= Gijsbert Verhoek =

Dutch Golden Age painter

Gysbert, or Gijsbert Verhoek (1644 in Bodegraven - 1690 in Amsterdam), was a Dutch Golden Age painter.

==Biography==
According to Houbraken he was the younger brother (by 11 years) of the glass painter Pieter Verhoek, who learned to paint from Jacob van der Ulft in Gorinchem. He learned to paint from his brother Pieter, who had moved to Amsterdam to take up marble-painting, an interior decoration form that had become more fashionable than glass painting. Gijsbert became the pupil of Adam Pijnacker, who knew his brother very well. He also became friends with the brothers Job and Gerrit Adriaenszoon Berckheyde.

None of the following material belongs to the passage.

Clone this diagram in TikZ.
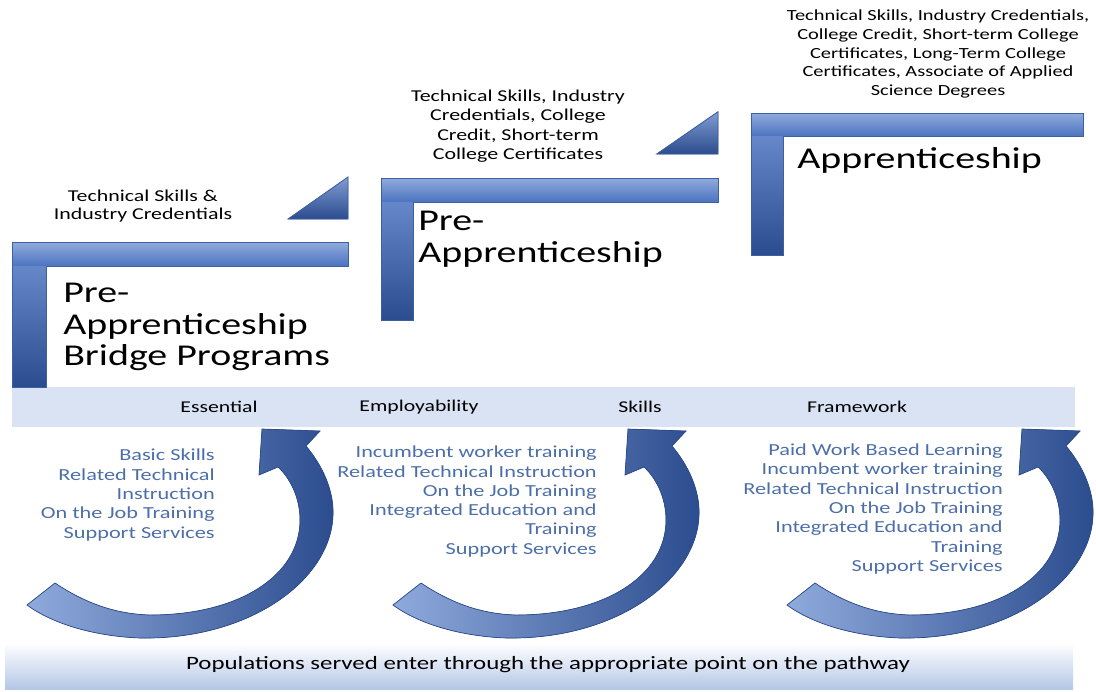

He made drawings in the style of "Ludovicus Rouhier" or "den Bourgonjon". He died of gout and left a son who had been trained by his brother in marble-painting and who still conducted that business when Houbraken was writing (1704–1710).

According to the RKD he was a pupil of Pijnacker who was known for his scenes with soldiers and cavalry, both in paintings and drawings. He became a follower of Jacques Courtois and painted horsemen and cavalry scenes. He was buried in the Nieuwezijds Kapel.